An der OSB-Wand hängt das Logo: große, abgerundete Kleinbuchstaben, bei denen ein Bein des „m“ und ein Bein des „n“ parallel nach unten laufen und sich bis auf den Boden fortsetzen. Diese Linien sind Aim’ns wichtigstes Erkennungszeichen geworden – und wurden inzwischen auch von anderen Marken kopiert. Aber niemand kam auf die Idee, das Logo aus Schallabsorbern zu gestalten. Außer Aim’n.
– Es sieht super aus, sagt Tekla und erklärt, dass das Logo dank Klettbändern auf der Rückseite versetzbar ist – besonders praktisch bei Events oder in Pop-up-Stores. Man kann es auch mit Angelschnur von der Decke abhängen, da es so leicht ist.
– Es macht besonders Spaß, mit einem kreativen Kunden zusammenzuarbeiten, der eigene Lösungen entwickelt. Das Logo in diesem Material hat zwar kaum Einfluss auf die Akustik, aber es sieht wirklich toll aus, sagt Johan Götesson.
Wichtige Botschaft
Der Markt für Sportbekleidung ist in den letzten Jahren regelrecht explodiert, und es ist auch immer mehr akzeptiert, Sportkleidung außerhalb des Fitnessstudios zu tragen. Das hat dazu geführt, dass sich die Menschen zunehmend auch für Farben, Muster und Design interessieren – neben der Funktionalität. Aim’n kombiniert all das. Die Tights gibt es mit hohem, bequemem Bund, und die Kleidung ist in unzähligen Mustern und Farben erhältlich, auch wenn Schwarz nach wie vor der Bestseller ist. Inzwischen prangt das Aim’n-Logo auf allem – von Loungewear und Kleidern bis hin zu Bikinis. Der Store in Halmstad war von dem Tag an, an dem er eröffnete, ein Riesenerfolg – die Schlangen blockierten den gesamten Durchgang davor. Zudem ist er zu einem beliebten Treffpunkt für viele junge Leute geworden, was Tekla besonders freut. Denn Aim’n will nicht nur Kleidung verkaufen, sondern auch Menschen inspirieren, ein aktives Leben zu führen – und sich selbst treu zu bleiben.
– Wir hörten von Leuten in der Branche, dass unsere Idee nicht tragfähig sei. Das brachte uns erst recht dazu, an unsere Träume zu glauben – und genau das wollen wir auch anderen vermitteln, unter anderem über soziale Medien. Wir bekommen E-Mails von Menschen, die schreiben, dass wir ihr Leben verändert haben, dass sie ihren Job gekündigt haben, um ihre Träume zu verwirklichen, erzählt Tekla.
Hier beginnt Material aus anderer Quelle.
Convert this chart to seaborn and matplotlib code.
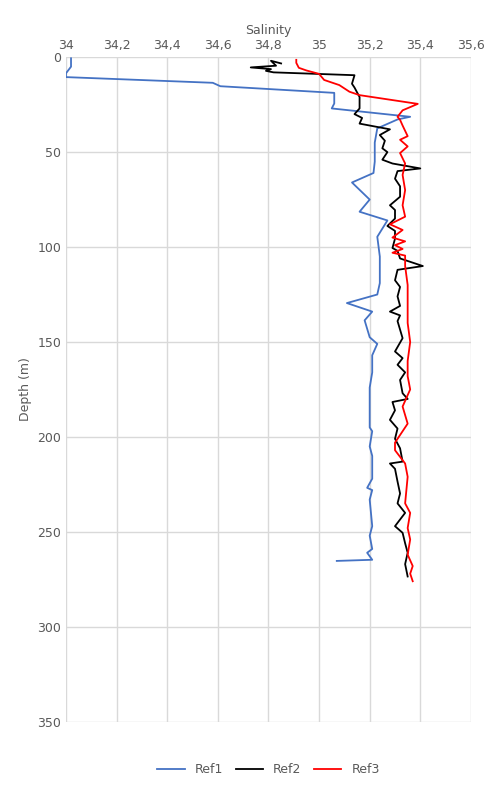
import matplotlib
matplotlib.use("Agg")
import matplotlib.pyplot as plt
import seaborn as sns
import pandas as pd
from matplotlib.ticker import FuncFormatter

ref1_depth = [0.6, 5, 8.5, 10.5, 13.5, 15.3, 18.8, 24.4, 27, 31.4, 32.8, 37.5, 45, 55, 61, 66, 75, 81.4, 86, 94.6, 105, 119, 125, 129.5,
              134, 138.6, 147.5, 151, 157, 166, 174, 195, 197, 205, 210, 222, 226.8, 228, 233, 247, 252, 259, 261, 264.7, 265.3]
ref1_sal = [34.02, 34.02, 34.0, 34.0, 34.58, 34.61, 35.06, 35.06, 35.05, 35.36, 35.31, 35.23, 35.22, 35.22, 35.215, 35.13, 35.20, 35.16,
            35.27, 35.23, 35.24, 35.24, 35.23, 35.11, 35.21, 35.18, 35.20, 35.23, 35.21, 35.21, 35.20, 35.20, 35.21, 35.20, 35.21, 35.21,
            35.19, 35.21, 35.20, 35.21, 35.20, 35.21, 35.19, 35.21, 35.07]

ref2_depth = [3.3, 1.9, 4.5, 5.4, 6.3, 7.2, 8, 9.5, 14, 16, 21, 27, 30, 32, 35, 35.5, 38, 41, 44, 48, 50, 54, 56, 58.6, 60, 64, 68,
              73.5, 78, 80.5, 85, 88.9, 91.5, 95.6, 100.5, 102, 106, 110, 112, 117.5, 121, 126, 131, 134, 136, 139, 148, 155, 158.5,
              162, 166, 170, 177, 180, 181.6, 186, 191, 195.6, 201, 206, 213, 214, 216.8, 223.5, 229.8, 235, 240, 247, 250.5, 256, 261,
              267, 273.5]
ref2_sal = [34.85, 34.81, 34.83, 34.73, 34.81, 34.79, 34.82, 35.14, 35.13, 35.14, 35.16, 35.16, 35.14, 35.17, 35.16, 35.18, 35.28,
            35.24, 35.26, 35.25, 35.27, 35.25, 35.29, 35.40, 35.31, 35.30, 35.32, 35.32, 35.28, 35.30, 35.30, 35.27, 35.30, 35.30,
            35.29, 35.31, 35.32, 35.41, 35.31, 35.30, 35.32, 35.31, 35.32, 35.28, 35.32, 35.31, 35.33, 35.30, 35.33, 35.31, 35.34,
            35.32, 35.33, 35.35, 35.29, 35.30, 35.28, 35.31, 35.30, 35.32, 35.33, 35.28, 35.30, 35.31, 35.32, 35.31, 35.34, 35.30,
            35.33, 35.34, 35.35, 35.34, 35.35]

ref3_depth = [1.4, 3, 5.6, 7, 8.8, 12, 14.7, 18.2, 20, 24.6, 28, 31.4, 33, 36, 41.6, 43.5, 47, 50.5, 56, 62, 70, 78, 84, 88, 91, 95,
              97, 99, 101, 103, 104.5, 110, 120, 130, 140, 150, 160, 168, 175, 184, 193, 203, 207, 214, 221, 235, 240, 248, 254,
              262, 268, 272, 276]
ref3_sal = [34.91, 34.91, 34.92, 34.95, 35.0, 35.02, 35.08, 35.12, 35.16, 35.39, 35.33, 35.31, 35.32, 35.33, 35.35, 35.32, 35.35,
            35.32, 35.34, 35.33, 35.34, 35.33, 35.34, 35.28, 35.33, 35.29, 35.34, 35.30, 35.33, 35.29, 35.34, 35.34, 35.35, 35.35,
            35.35, 35.36, 35.35, 35.35, 35.36, 35.33, 35.35, 35.30, 35.30, 35.34, 35.35, 35.34, 35.36, 35.35, 35.36, 35.35, 35.37,
            35.36, 35.37]

fig = plt.figure(figsize=(4.85, 7.94), dpi=100)
ax = fig.add_axes([0.136, 0.091, 0.835, 0.837])
for d, s, c, lab in [(ref1_depth, ref1_sal, "#4472C4", "Ref1"), (ref2_depth, ref2_sal, "black", "Ref2"),
                     (ref3_depth, ref3_sal, "red", "Ref3")]:
    df = pd.DataFrame({"sal": s, "depth": d})
    sns.lineplot(data=df, x="sal", y="depth", sort=False, estimator=None, color=c, lw=1.3, label=lab, ax=ax)

ax.set_xlim(34, 35.6)
ax.set_ylim(350, 0)
ax.set_xticks([34 + 0.2 * i for i in range(9)])
ax.set_yticks(range(0, 351, 50))
ax.xaxis.set_major_formatter(FuncFormatter(lambda v, p: f"{v:g}".replace(".", ",")))
ax.xaxis.tick_top()
ax.xaxis.set_label_position("top")
ax.set_xlabel("Salinity", color="#595959", fontsize=9)
ax.set_ylabel("Depth (m)", color="#595959", fontsize=9)
ax.tick_params(colors="#595959", labelsize=9, length=0)
ax.grid(True, color="#d9d9d9", lw=1)
ax.set_axisbelow(True)
for sp in ax.spines.values():
    sp.set_visible(False)
ax.legend(loc="upper center", bbox_to_anchor=(0.5, -0.045), ncol=3, frameon=False, fontsize=9,
          handlelength=2.2, columnspacing=1.0, labelcolor="#595959")
fig.savefig("out.png", dpi=100)
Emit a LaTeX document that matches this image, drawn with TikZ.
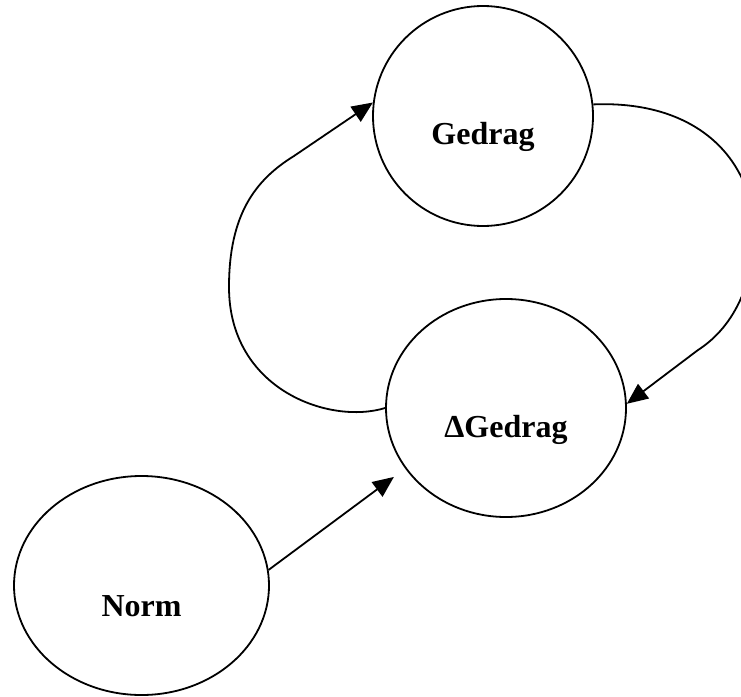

Sie berichtet von jungen Mädchen, die oft im Laden abhängen und ihre Träume aufschreiben, um sie in Aim’ns „Traumdose“ zu legen – obwohl sie noch zu jung sind, um die Kleidung selbst zu kaufen. Oder von den Kindern an der Schule, an der sie morgens auf dem Weg von der Kita vorbeifährt, die fröhlich dem gestreiften Firmenauto zuwinken und stolz ihre Aim’n-Turnbeutel tragen.
– Sie haben verstanden, worum es uns geht. Es geht nicht nur um Kleidung, sondern um etwas viel Größeres.
Auch der Name, in aktiver Verbform, spiegelt genau das wider: die ständige Bewegung nach vorne. 2018 kommen neue Kollektionen und Designs, Fitnessreisen und Events, und zu Jahresbeginn eröffnet ein Store in Göteborg.
– Wir streben immer nach neuen Zielen und sind ständig in Bewegung – daher passt der Name perfekt zu uns. Eigentlich wollen wir die Welt verändern, auch wenn das vielleicht klischeehaft klingt. Aber da wir jetzt diese Plattform haben, die uns die Kraft und Möglichkeit gibt, so viele Menschen zu erreichen, wollen wir vor allem junge Mädchen weiter inspirieren, ihre Träume zu wagen und etwas daraus zu machen – so wie wir es getan haben, sagt Tekla.